__Instructions to follow__
Leave out the images; return the rest of the data exactly.

__Data provided__
------------------------------------------------------------------------

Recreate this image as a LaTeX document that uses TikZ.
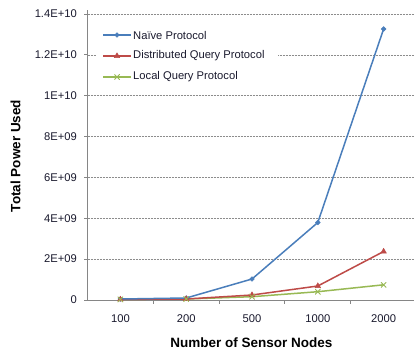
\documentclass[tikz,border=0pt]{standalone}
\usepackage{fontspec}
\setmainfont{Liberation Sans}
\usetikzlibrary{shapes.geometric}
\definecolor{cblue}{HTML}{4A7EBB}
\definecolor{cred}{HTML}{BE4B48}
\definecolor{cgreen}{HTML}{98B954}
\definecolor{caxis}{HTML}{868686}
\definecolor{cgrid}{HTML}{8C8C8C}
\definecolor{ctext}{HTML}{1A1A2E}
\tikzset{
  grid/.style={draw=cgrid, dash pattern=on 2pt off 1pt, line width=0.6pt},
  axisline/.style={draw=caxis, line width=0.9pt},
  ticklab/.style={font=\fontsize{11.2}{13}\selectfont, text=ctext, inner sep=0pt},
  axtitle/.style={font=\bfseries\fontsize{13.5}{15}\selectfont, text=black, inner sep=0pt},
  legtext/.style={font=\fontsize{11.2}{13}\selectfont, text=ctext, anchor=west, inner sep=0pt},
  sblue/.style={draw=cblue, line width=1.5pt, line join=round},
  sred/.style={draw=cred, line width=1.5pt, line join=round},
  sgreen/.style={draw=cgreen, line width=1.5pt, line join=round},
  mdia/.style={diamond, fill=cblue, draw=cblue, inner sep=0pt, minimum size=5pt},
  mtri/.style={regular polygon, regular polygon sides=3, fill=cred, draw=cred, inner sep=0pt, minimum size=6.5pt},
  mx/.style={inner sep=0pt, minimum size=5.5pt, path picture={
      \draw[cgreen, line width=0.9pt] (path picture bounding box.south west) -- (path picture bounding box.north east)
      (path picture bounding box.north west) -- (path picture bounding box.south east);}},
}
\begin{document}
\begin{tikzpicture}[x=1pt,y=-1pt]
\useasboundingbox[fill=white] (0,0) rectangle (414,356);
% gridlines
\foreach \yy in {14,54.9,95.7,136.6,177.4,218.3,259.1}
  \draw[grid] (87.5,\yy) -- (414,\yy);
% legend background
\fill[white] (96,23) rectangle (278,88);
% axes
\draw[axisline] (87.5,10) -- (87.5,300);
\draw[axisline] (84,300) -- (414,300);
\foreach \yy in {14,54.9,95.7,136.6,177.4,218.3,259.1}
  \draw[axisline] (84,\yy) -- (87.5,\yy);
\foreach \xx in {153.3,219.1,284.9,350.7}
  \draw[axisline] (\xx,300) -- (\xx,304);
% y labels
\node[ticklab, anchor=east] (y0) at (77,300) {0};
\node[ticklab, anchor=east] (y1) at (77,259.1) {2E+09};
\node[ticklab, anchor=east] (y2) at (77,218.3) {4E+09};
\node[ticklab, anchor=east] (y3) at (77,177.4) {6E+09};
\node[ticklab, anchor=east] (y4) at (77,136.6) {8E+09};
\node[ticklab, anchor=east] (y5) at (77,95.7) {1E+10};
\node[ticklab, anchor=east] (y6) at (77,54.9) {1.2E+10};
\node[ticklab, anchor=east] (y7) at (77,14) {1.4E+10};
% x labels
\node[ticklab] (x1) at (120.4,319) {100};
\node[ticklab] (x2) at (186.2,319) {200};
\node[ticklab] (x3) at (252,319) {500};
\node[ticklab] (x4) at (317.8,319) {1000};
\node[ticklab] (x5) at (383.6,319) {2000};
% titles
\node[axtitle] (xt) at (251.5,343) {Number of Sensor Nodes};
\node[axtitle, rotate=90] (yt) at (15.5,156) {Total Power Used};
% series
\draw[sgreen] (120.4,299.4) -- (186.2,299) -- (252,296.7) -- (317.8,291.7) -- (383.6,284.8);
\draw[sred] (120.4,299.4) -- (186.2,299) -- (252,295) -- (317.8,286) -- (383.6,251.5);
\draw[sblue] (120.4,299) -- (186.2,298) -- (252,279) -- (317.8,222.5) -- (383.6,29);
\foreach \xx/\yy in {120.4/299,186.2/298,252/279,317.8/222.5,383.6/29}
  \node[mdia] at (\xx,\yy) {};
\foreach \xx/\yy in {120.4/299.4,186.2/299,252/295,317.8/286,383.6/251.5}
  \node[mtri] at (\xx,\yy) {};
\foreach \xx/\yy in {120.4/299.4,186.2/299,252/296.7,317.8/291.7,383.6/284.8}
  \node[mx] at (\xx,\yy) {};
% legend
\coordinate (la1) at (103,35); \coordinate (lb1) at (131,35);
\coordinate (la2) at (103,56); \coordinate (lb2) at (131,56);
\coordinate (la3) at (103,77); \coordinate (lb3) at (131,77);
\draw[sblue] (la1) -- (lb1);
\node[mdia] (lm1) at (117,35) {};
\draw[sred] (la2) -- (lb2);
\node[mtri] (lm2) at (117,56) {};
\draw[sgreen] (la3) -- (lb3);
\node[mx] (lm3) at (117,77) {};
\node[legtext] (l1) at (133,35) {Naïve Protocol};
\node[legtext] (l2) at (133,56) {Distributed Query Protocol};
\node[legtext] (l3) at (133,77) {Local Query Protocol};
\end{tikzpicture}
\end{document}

------------------------------------------------------------------------

__Written response__
Recreate this image as a LaTeX document that uses TikZ.
\documentclass[tikz,border=0pt]{standalone}
\usepackage{fontspec}
\setmainfont{Liberation Sans}
\usetikzlibrary{shapes.geometric}
\definecolor{cblue}{HTML}{4A7EBB}
\definecolor{cred}{HTML}{BE4B48}
\definecolor{cgreen}{HTML}{98B954}
\definecolor{caxis}{HTML}{868686}
\definecolor{cgrid}{HTML}{8C8C8C}
\definecolor{ctext}{HTML}{1A1A2E}
\tikzset{
  grid/.style={draw=cgrid, dash pattern=on 2pt off 1pt, line width=0.6pt},
  axisline/.style={draw=caxis, line width=0.9pt},
  ticklab/.style={font=\fontsize{11.2}{13}\selectfont, text=ctext, inner sep=0pt},
  axtitle/.style={font=\bfseries\fontsize{13.5}{15}\selectfont, text=black, inner sep=0pt},
  legtext/.style={font=\fontsize{11.2}{13}\selectfont, text=ctext, anchor=west, inner sep=0pt},
  sblue/.style={draw=cblue, line width=1.5pt, line join=round},
  sred/.style={draw=cred, line width=1.5pt, line join=round},
  sgreen/.style={draw=cgreen, line width=1.5pt, line join=round},
  mdia/.style={diamond, fill=cblue, draw=cblue, inner sep=0pt, minimum size=5pt},
  mtri/.style={regular polygon, regular polygon sides=3, fill=cred, draw=cred, inner sep=0pt, minimum size=6.5pt},
  mx/.style={inner sep=0pt, minimum size=5.5pt, path picture={
      \draw[cgreen, line width=0.9pt] (path picture bounding box.south west) -- (path picture bounding box.north east)
      (path picture bounding box.north west) -- (path picture bounding box.south east);}},
}
\begin{document}
\begin{tikzpicture}[x=1pt,y=-1pt]
\useasboundingbox[fill=white] (0,0) rectangle (414,356);
% gridlines
\foreach \yy in {14,54.9,95.7,136.6,177.4,218.3,259.1}
  \draw[grid] (87.5,\yy) -- (414,\yy);
% legend background
\fill[white] (96,23) rectangle (278,88);
% axes
\draw[axisline] (87.5,10) -- (87.5,300);
\draw[axisline] (84,300) -- (414,300);
\foreach \yy in {14,54.9,95.7,136.6,177.4,218.3,259.1}
  \draw[axisline] (84,\yy) -- (87.5,\yy);
\foreach \xx in {153.3,219.1,284.9,350.7}
  \draw[axisline] (\xx,300) -- (\xx,304);
% y labels
\node[ticklab, anchor=east] (y0) at (77,300) {0};
\node[ticklab, anchor=east] (y1) at (77,259.1) {2E+09};
\node[ticklab, anchor=east] (y2) at (77,218.3) {4E+09};
\node[ticklab, anchor=east] (y3) at (77,177.4) {6E+09};
\node[ticklab, anchor=east] (y4) at (77,136.6) {8E+09};
\node[ticklab, anchor=east] (y5) at (77,95.7) {1E+10};
\node[ticklab, anchor=east] (y6) at (77,54.9) {1.2E+10};
\node[ticklab, anchor=east] (y7) at (77,14) {1.4E+10};
% x labels
\node[ticklab] (x1) at (120.4,319) {100};
\node[ticklab] (x2) at (186.2,319) {200};
\node[ticklab] (x3) at (252,319) {500};
\node[ticklab] (x4) at (317.8,319) {1000};
\node[ticklab] (x5) at (383.6,319) {2000};
% titles
\node[axtitle] (xt) at (251.5,343) {Number of Sensor Nodes};
\node[axtitle, rotate=90] (yt) at (15.5,156) {Total Power Used};
% series
\draw[sgreen] (120.4,299.4) -- (186.2,299) -- (252,296.7) -- (317.8,291.7) -- (383.6,284.8);
\draw[sred] (120.4,299.4) -- (186.2,299) -- (252,295) -- (317.8,286) -- (383.6,251.5);
\draw[sblue] (120.4,299) -- (186.2,298) -- (252,279) -- (317.8,222.5) -- (383.6,29);
\foreach \xx/\yy in {120.4/299,186.2/298,252/279,317.8/222.5,383.6/29}
  \node[mdia] at (\xx,\yy) {};
\foreach \xx/\yy in {120.4/299.4,186.2/299,252/295,317.8/286,383.6/251.5}
  \node[mtri] at (\xx,\yy) {};
\foreach \xx/\yy in {120.4/299.4,186.2/299,252/296.7,317.8/291.7,383.6/284.8}
  \node[mx] at (\xx,\yy) {};
% legend
\coordinate (la1) at (103,35); \coordinate (lb1) at (131,35);
\coordinate (la2) at (103,56); \coordinate (lb2) at (131,56);
\coordinate (la3) at (103,77); \coordinate (lb3) at (131,77);
\draw[sblue] (la1) -- (lb1);
\node[mdia] (lm1) at (117,35) {};
\draw[sred] (la2) -- (lb2);
\node[mtri] (lm2) at (117,56) {};
\draw[sgreen] (la3) -- (lb3);
\node[mx] (lm3) at (117,77) {};
\node[legtext] (l1) at (133,35) {Naïve Protocol};
\node[legtext] (l2) at (133,56) {Distributed Query Protocol};
\node[legtext] (l3) at (133,77) {Local Query Protocol};
\end{tikzpicture}
\end{document}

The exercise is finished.